(Plotting code records)
━━━━━━━━━━
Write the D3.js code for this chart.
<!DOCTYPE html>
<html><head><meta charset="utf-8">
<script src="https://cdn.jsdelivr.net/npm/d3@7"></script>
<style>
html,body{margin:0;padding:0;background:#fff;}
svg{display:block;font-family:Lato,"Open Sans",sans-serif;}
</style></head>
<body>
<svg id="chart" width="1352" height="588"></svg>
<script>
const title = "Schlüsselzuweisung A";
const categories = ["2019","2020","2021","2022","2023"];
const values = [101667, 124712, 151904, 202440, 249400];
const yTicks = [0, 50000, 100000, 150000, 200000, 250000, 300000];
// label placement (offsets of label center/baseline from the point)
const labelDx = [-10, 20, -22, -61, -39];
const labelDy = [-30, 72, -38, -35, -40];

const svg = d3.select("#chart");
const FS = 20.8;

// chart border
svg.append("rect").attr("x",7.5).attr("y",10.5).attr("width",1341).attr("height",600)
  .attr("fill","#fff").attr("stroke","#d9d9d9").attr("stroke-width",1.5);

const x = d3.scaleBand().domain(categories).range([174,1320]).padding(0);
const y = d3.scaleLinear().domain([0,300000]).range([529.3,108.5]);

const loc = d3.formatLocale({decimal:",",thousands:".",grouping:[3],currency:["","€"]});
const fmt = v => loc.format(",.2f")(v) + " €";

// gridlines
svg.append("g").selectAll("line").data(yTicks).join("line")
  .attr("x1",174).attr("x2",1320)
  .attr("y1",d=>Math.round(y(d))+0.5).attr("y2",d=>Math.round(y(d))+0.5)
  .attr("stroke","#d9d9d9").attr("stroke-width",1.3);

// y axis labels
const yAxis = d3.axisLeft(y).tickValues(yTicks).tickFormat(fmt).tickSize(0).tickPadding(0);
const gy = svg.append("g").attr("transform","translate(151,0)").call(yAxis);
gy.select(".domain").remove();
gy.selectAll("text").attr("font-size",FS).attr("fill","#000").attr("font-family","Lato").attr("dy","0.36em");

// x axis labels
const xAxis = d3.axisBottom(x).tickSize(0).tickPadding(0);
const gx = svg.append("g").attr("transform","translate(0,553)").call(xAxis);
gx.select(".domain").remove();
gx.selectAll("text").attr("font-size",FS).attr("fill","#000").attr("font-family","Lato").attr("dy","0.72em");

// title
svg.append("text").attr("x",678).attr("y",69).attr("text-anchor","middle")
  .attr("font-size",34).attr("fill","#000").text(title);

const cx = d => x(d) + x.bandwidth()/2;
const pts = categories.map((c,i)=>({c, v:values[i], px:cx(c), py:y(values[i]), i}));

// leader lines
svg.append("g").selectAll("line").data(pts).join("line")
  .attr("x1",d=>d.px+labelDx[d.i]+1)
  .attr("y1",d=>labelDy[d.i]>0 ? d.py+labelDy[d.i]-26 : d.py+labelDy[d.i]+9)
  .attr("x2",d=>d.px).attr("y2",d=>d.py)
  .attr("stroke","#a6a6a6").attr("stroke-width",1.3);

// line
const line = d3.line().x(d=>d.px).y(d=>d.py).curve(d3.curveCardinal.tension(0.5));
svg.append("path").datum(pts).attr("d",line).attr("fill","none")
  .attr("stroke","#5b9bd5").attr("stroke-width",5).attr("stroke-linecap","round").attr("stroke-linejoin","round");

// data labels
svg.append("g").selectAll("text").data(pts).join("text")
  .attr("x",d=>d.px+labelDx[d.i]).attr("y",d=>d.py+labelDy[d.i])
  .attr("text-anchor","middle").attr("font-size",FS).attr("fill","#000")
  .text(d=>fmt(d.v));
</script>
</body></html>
━━━━━━━━━━
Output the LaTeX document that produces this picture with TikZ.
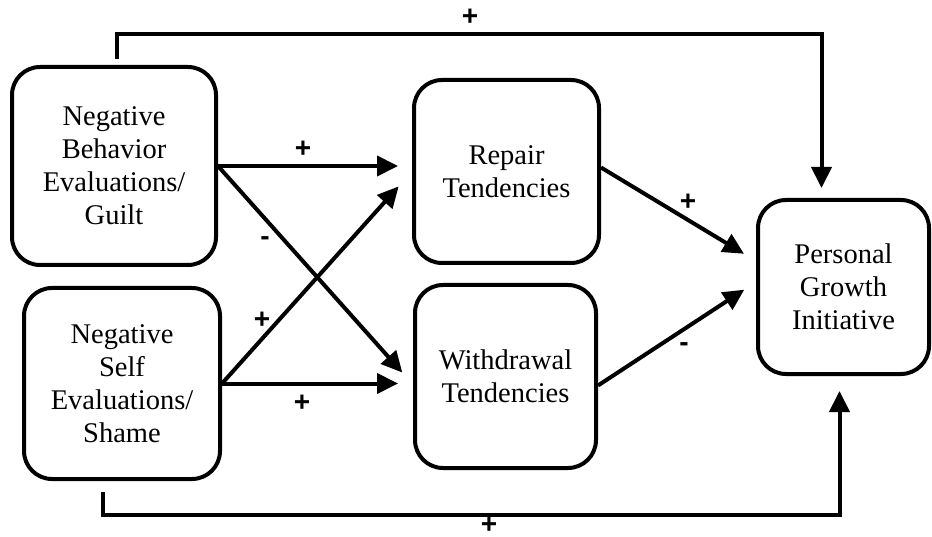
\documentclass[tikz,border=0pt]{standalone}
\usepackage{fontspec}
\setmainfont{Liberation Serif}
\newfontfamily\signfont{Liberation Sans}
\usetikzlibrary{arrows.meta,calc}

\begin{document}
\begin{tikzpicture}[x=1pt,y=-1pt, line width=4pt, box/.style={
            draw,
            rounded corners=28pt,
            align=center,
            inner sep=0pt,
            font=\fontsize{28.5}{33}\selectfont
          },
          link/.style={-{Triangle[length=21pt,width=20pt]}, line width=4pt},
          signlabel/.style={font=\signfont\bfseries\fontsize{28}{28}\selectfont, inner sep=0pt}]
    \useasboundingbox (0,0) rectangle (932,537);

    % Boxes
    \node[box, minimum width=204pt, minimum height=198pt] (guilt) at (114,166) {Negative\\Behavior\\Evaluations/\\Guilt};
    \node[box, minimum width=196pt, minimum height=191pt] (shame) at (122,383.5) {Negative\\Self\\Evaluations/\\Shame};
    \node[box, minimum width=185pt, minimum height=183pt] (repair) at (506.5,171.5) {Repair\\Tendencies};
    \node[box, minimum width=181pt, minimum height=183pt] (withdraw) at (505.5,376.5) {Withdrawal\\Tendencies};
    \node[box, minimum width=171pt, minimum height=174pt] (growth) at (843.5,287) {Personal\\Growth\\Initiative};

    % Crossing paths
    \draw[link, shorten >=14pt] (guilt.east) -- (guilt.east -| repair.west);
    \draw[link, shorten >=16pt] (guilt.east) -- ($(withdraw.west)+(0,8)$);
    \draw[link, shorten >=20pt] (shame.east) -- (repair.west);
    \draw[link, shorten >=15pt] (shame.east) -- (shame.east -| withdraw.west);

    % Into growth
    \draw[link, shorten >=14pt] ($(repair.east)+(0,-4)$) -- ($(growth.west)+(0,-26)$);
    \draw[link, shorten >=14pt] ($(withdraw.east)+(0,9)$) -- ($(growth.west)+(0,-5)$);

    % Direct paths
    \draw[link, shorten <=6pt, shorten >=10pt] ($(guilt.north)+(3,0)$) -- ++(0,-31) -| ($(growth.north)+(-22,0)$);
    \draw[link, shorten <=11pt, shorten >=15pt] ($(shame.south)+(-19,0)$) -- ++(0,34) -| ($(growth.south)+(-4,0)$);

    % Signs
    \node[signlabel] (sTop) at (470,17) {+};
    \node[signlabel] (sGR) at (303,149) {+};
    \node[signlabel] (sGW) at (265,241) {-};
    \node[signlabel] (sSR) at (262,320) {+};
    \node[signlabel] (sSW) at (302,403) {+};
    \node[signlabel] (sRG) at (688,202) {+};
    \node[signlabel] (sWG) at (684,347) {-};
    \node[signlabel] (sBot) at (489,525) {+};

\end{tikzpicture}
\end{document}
━━━━━━━━━━
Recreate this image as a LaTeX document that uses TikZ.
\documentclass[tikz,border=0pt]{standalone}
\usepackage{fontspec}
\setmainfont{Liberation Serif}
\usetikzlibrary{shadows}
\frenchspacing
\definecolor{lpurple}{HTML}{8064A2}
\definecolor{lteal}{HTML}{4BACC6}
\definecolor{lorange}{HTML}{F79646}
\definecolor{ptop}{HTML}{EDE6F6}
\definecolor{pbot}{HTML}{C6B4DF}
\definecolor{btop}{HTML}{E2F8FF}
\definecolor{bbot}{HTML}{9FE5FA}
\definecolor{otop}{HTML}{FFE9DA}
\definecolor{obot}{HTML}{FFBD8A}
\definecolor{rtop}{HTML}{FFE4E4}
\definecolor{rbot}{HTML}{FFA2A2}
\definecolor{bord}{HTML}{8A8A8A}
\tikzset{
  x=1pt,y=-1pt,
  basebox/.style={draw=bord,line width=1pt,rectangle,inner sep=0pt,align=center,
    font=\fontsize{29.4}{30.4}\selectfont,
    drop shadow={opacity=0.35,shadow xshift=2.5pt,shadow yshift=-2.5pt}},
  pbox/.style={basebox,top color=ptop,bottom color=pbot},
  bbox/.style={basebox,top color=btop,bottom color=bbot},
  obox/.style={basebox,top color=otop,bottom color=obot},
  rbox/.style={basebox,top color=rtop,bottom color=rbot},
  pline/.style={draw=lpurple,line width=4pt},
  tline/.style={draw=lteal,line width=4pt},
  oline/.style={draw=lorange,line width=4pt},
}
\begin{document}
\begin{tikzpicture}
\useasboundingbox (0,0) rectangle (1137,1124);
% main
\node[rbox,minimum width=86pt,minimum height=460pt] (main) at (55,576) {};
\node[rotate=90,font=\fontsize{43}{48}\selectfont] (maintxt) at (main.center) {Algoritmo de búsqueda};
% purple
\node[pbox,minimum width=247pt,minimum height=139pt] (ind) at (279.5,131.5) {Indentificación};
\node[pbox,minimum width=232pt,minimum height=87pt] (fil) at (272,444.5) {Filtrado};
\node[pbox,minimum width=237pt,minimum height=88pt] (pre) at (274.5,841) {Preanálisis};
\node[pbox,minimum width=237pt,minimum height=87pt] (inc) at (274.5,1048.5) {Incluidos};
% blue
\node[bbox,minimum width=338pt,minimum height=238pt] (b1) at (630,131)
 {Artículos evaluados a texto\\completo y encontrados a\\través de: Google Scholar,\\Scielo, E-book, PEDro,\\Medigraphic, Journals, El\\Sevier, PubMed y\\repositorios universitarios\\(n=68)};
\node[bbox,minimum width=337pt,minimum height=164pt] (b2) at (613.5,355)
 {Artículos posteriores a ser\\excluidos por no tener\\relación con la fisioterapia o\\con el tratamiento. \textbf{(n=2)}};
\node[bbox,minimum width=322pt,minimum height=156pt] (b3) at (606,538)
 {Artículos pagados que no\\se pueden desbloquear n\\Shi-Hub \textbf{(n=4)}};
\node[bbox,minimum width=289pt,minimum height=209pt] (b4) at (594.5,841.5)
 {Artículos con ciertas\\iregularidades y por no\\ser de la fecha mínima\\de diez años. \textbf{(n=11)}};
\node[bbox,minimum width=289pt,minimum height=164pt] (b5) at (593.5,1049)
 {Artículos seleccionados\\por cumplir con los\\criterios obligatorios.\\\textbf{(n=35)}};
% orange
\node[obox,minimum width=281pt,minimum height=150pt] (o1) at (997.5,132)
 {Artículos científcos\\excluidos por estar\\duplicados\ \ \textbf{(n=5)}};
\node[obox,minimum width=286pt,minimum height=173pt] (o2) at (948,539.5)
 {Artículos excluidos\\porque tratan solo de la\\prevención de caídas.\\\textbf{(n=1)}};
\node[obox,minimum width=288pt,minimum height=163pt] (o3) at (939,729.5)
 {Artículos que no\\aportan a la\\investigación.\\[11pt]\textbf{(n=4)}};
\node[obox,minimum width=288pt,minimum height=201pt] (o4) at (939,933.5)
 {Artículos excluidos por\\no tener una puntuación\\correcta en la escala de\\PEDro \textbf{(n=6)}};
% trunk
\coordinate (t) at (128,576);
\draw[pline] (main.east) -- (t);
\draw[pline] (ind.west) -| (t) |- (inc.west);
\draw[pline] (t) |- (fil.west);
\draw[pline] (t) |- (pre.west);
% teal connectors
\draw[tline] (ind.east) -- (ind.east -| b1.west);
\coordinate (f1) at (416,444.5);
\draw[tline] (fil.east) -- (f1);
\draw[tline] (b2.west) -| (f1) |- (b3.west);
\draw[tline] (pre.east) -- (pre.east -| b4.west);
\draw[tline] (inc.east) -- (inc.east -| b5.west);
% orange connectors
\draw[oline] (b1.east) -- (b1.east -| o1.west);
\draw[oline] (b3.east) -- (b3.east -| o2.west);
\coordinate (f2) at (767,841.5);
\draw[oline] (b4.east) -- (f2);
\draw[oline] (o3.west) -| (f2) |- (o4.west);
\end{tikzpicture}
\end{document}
━━━━━━━━━━
◆ What you should do
Within the listing above, extract exactly the lines that run from the one containing "Output the LaTeX" through the one containing "(0,0) rectangle (932,537);", excluding any pictures.

◆ Solution
Output the LaTeX document that produces this picture with TikZ.
\documentclass[tikz,border=0pt]{standalone}
\usepackage{fontspec}
\setmainfont{Liberation Serif}
\newfontfamily\signfont{Liberation Sans}
\usetikzlibrary{arrows.meta,calc}

\begin{document}
\begin{tikzpicture}[x=1pt,y=-1pt, line width=4pt, box/.style={
            draw,
            rounded corners=28pt,
            align=center,
            inner sep=0pt,
            font=\fontsize{28.5}{33}\selectfont
          },
          link/.style={-{Triangle[length=21pt,width=20pt]}, line width=4pt},
          signlabel/.style={font=\signfont\bfseries\fontsize{28}{28}\selectfont, inner sep=0pt}]
    \useasboundingbox (0,0) rectangle (932,537);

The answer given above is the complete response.